Why is it you are attracted so much
To being distracted by causes for pain,
To busyness and the like? (8.14-15)
The third principal impediment to our practice is discouragement, loss of heart, and low self-esteem. We maybe try for a bit to reorient our priorities and make strong efforts with our spiritual cultivation, but then get discouraged when things seem not to change or to become even more difficult – when results are not instantly forthcoming. Indeed, some teachers point out that the main reason for this obstacle is that the practitioner has not yet started, or has not persevered long enough, to taste the sweet fruits of his or her efforts in the spiritual life. We give up on our practice, and ourselves, thinking, “Maybe others can make progress, but I’m different. I’m unable to do it.”
The antidote to this blockage is the development of a kind of justifiable pride (mana) in oneself, where we remember that we all, if we try, have the capacity to achieve the highest goals.
Never allow yourself the feeling
Of being discouraged, of having the thought
"How could I ever become enlightened?"
About this Those Who have Gone Thus,
The Ones who speak the truth, have spoken
The following words of truth:
Those beings who are flies and gnats,
Or bees, and even those
Who live as worms as well
Can reach unmatched enlightenment,
So difficult to reach,
If they develop the force of effort. (Guide, 8.17-18)
If those who were once insects or worms have, through their own efforts, become Buddhas, how much easier it will be for beings like us who have so much going for us?

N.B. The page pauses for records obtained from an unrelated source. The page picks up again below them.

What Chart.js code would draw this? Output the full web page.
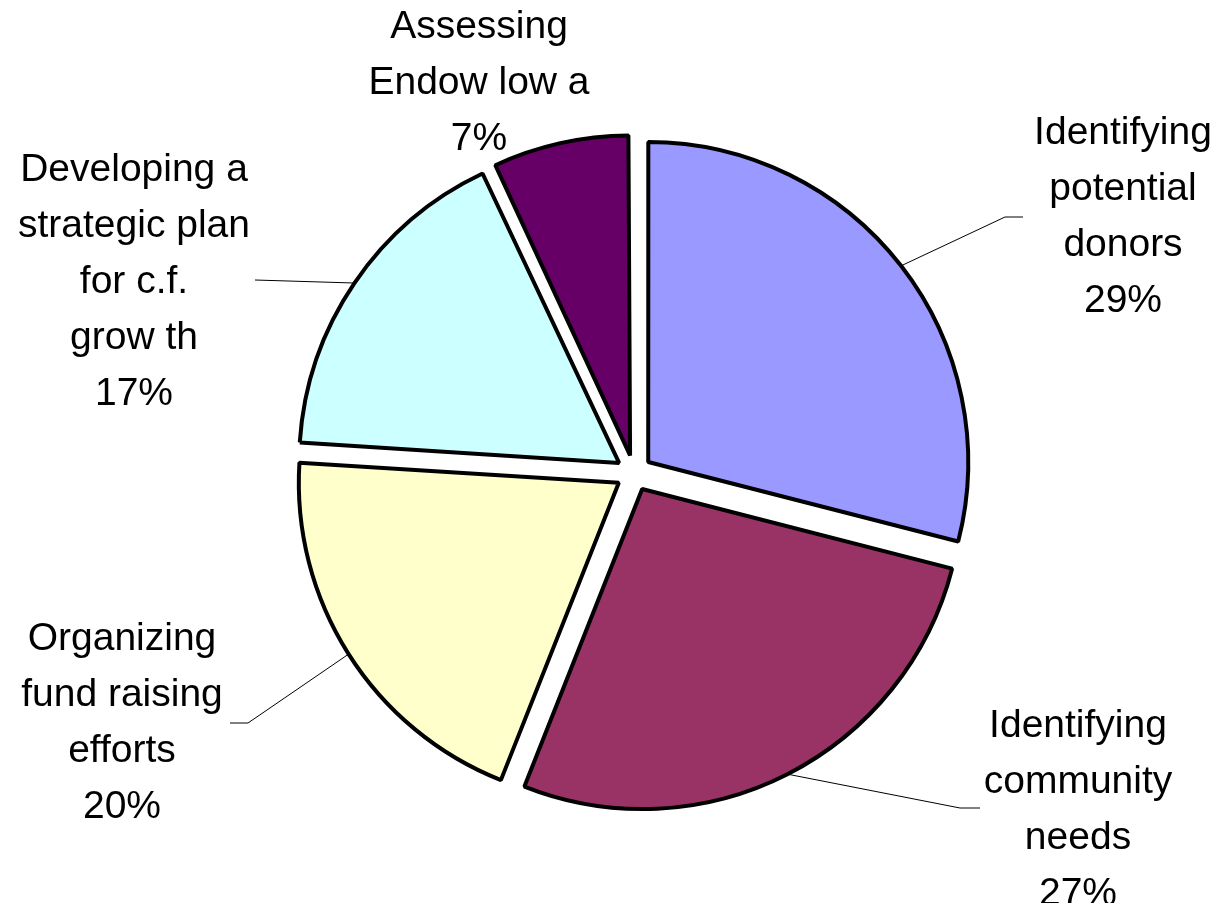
<!DOCTYPE html>
<html>
<head>
<meta charset="utf-8">
<script src="https://cdn.jsdelivr.net/npm/chart.js@4.4.1/dist/chart.umd.min.js"></script>
<style>
  html, body { margin: 0; padding: 0; background: #fff; }
  #wrap { width: 1215px; height: 903px; position: relative; }
</style>
</head>
<body>
<div id="wrap"><canvas id="chart-pie"></canvas></div>
<script>
// Slices, clockwise from 12 o'clock
const categories = [
  "Identifying potential donors",
  "Identifying community needs",
  "Organizing fund raising efforts",
  "Developing a strategic plan for c.f. growth",
  "Assessing Endow low a",
];
const shares = [29, 27, 20, 17, 7];
const sliceColors = ["#9999FF", "#993366", "#FFFFCC", "#CCFFFF", "#660066"];

// Label text as drawn on the chart (the percentage line is added from shares)
const labelLines = [
  ["Identifying", "potential", "donors"],
  ["Identifying", "community", "needs"],
  ["Organizing", "fund raising", "efforts"],
  ["Developing a", "strategic plan", "for c.f.", "grow th"],
  ["Assessing", "Endow low a"],
];

// Label placement: centre x, baseline of the last line, leader elbow + end (null = no leader)
const labelLayout = [
  { x: 1123, y: 312, leader: [[1005, 217], [1023, 217]] },
  { x: 1078, y: 905, leader: [[960, 808], [980, 808]] },
  { x: 122, y: 818, leader: [[248, 723], [230, 723]] },
  { x: 134, y: 405, leader: [[255, 280]] },
  { x: 479, y: 150, leader: null },
];

const LINE_GAP = 56;
const EXPLODE = 72; // Chart.js moves a slice by offset / 4

// v4 grows narrow slices when offset is set; keep every slice on the same radius
const equalRadius = {
  id: "equalRadius",
  beforeDatasetsDraw(chart) {
    const meta = chart.getDatasetMeta(0);
    const baseR = meta.controller.outerRadius;
    meta.data.forEach((arc) => {
      const off = (arc.options.offset || 0) / 4;
      const fix = 1 - Math.sin(Math.min(Math.PI, arc.circumference || 0));
      arc.outerRadius = baseR - off * fix;
    });
  },
};

const sliceLabels = {
  id: "sliceLabels",
  afterDatasetsDraw(chart) {
    const { ctx } = chart;
    const meta = chart.getDatasetMeta(0);
    const baseR = meta.controller.outerRadius;
    ctx.save();
    meta.data.forEach((arc, i) => {
      const lay = labelLayout[i];
      const mid = (arc.startAngle + arc.endAngle) / 2;
      const off = (arc.options.offset || 0) / 4;

      // leader line from the slice edge at its mid angle
      if (lay.leader) {
        ctx.beginPath();
        ctx.moveTo(arc.x + Math.cos(mid) * (off + baseR), arc.y + Math.sin(mid) * (off + baseR));
        lay.leader.forEach(([px, py]) => ctx.lineTo(px, py));
        ctx.strokeStyle = "#000";
        ctx.lineWidth = 1;
        ctx.stroke();
      }

      const lines = [...labelLines[i], shares[i] + "%"];
      ctx.font = "39px 'Liberation Sans', Arial, sans-serif";
      ctx.fillStyle = "#000";
      ctx.textAlign = "center";
      ctx.textBaseline = "alphabetic";
      lines.forEach((t, k) => {
        ctx.fillText(t, lay.x, lay.y - (lines.length - 1 - k) * LINE_GAP);
      });
    });
    ctx.restore();
  },
};

new Chart(document.getElementById("chart-pie"), {
  type: "pie",
  data: {
    labels: categories,
    datasets: [{
      data: shares,
      backgroundColor: sliceColors,
      borderColor: "#000",
      borderWidth: 4,
      offset: EXPLODE,
      hoverOffset: 0,
    }],
  },
  options: {
    responsive: true,
    maintainAspectRatio: false,
    animation: false,
    radius: 320,
    layout: { padding: { left: 53, top: 43, right: 0, bottom: 0 } },
    plugins: {
      legend: { display: false },
      tooltip: { enabled: false },
    },
    events: [],
  },
  plugins: [equalRadius, sliceLabels],
});
</script>
</body>
</html>
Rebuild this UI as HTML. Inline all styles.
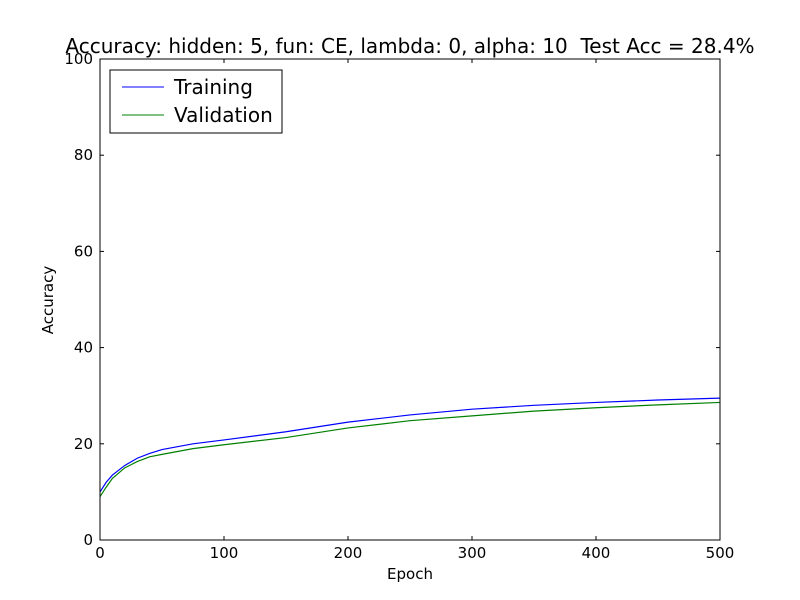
<!DOCTYPE html>
<html><head><meta charset="utf-8"><style>
body{margin:0;background:#fff;}
svg{display:block;font-family:"DejaVu Sans","Liberation Sans",sans-serif;}
text{white-space:pre;}
</style></head><body>
<svg id="chart" width="800" height="600">
<rect width="800" height="600" fill="#fff"/>
<text x="410" y="53" font-size="20" text-anchor="middle">Accuracy: hidden: 5, fun: CE, lambda: 0, alpha: 10  Test Acc = 28.4%</text>
<g id="ticks"></g>
<g id="lines"></g>
<rect x="100" y="59" width="620" height="481" fill="none" stroke="#000" stroke-width="1"/>
<text x="410" y="579" font-size="15" text-anchor="middle">Epoch</text>
<text x="53" y="300" font-size="15" text-anchor="middle" transform="rotate(-90 53 300)">Accuracy</text>
<g>
<rect x="110" y="70" width="172" height="63" fill="#fff" stroke="#000"/>
<line x1="122" y1="87" x2="164" y2="87" stroke="#0000ff"/>
<text x="174" y="94" font-size="20">Training</text>
<line x1="122" y1="115" x2="164" y2="115" stroke="#008000"/>
<text x="174" y="122" font-size="20">Validation</text>
</g>
</svg>
<script>
const epochs=[0,5,10,20,30,40,50,75,100,150,200,250,300,350,400,450,500];
const training=[10,12,13.5,15.5,17,18,18.8,20,20.8,22.5,24.5,26,27.2,28,28.6,29.1,29.5];
const validation=[9,11,12.8,15,16.3,17.3,17.8,19,19.8,21.3,23.3,24.8,25.8,26.8,27.5,28.1,28.6];
const xTicks=[0,100,200,300,400,500];
const yTicks=[0,20,40,60,80,100];
const xs=v=>100+v/500*620;
const ys=v=>540-v/100*481;
const NS="http://www.w3.org/2000/svg";
const tg=document.getElementById('ticks');
xTicks.forEach(t=>{
  const x=xs(t);
  for(const [a,b] of [[540,536],[59,63]]){
    const l=document.createElementNS(NS,'line');
    l.setAttribute('x1',x);l.setAttribute('x2',x);l.setAttribute('y1',a);l.setAttribute('y2',b);l.setAttribute('stroke','#000');
    
    
    tg.appendChild(l);
  }
  const tx=document.createElementNS(NS,'text');
  tx.setAttribute('x',x);tx.setAttribute('y',558);tx.setAttribute('font-size','15');tx.setAttribute('text-anchor','middle');
  tx.textContent=t;
  
  
  tg.appendChild(tx);
});
yTicks.forEach(t=>{
  const y=ys(t);
  for(const [a,b] of [[100,104],[720,716]]){
    const l=document.createElementNS(NS,'line');
    l.setAttribute('x1',a);l.setAttribute('x2',b);l.setAttribute('y1',y);l.setAttribute('y2',y);l.setAttribute('stroke','#000');
    
    
    tg.appendChild(l);
  }
  const tx=document.createElementNS(NS,'text');
  tx.setAttribute('x',93);tx.setAttribute('y',y+5);tx.setAttribute('font-size','15');tx.setAttribute('text-anchor','end');
  tx.textContent=t;
  
  
  tg.appendChild(tx);
});
const lg=document.getElementById('lines');
[[training,'#0000ff','training-line'],[validation,'#008000','validation-line']].forEach(([vals,c,n])=>{
  const p=document.createElementNS(NS,'polyline');
  p.setAttribute('points',epochs.map((e,i)=>xs(e)+','+ys(vals[i])).join(' '));
  p.setAttribute('fill','none');p.setAttribute('stroke',c);p.setAttribute('stroke-width','1.2');
  
  
  lg.appendChild(p);
});
</script>
</body></html>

Master Shantideva also recommends that when we become discouraged and self-pitying, we remember that we owe it others, to those suffering beings who are depending on us to do something to help them, to work hard (and, always, happily) toward our own perfection – even and especially when we feel lazy, diverted, or dispirited.
Cultivate your virya assiduously. Identify what is blocking you from doing what you know are the most important things to do with this short, precious life and then exercise the antidotes.
We don’t have time to waste. The clock is ticking on us all. Do what you know you should do, and do it now.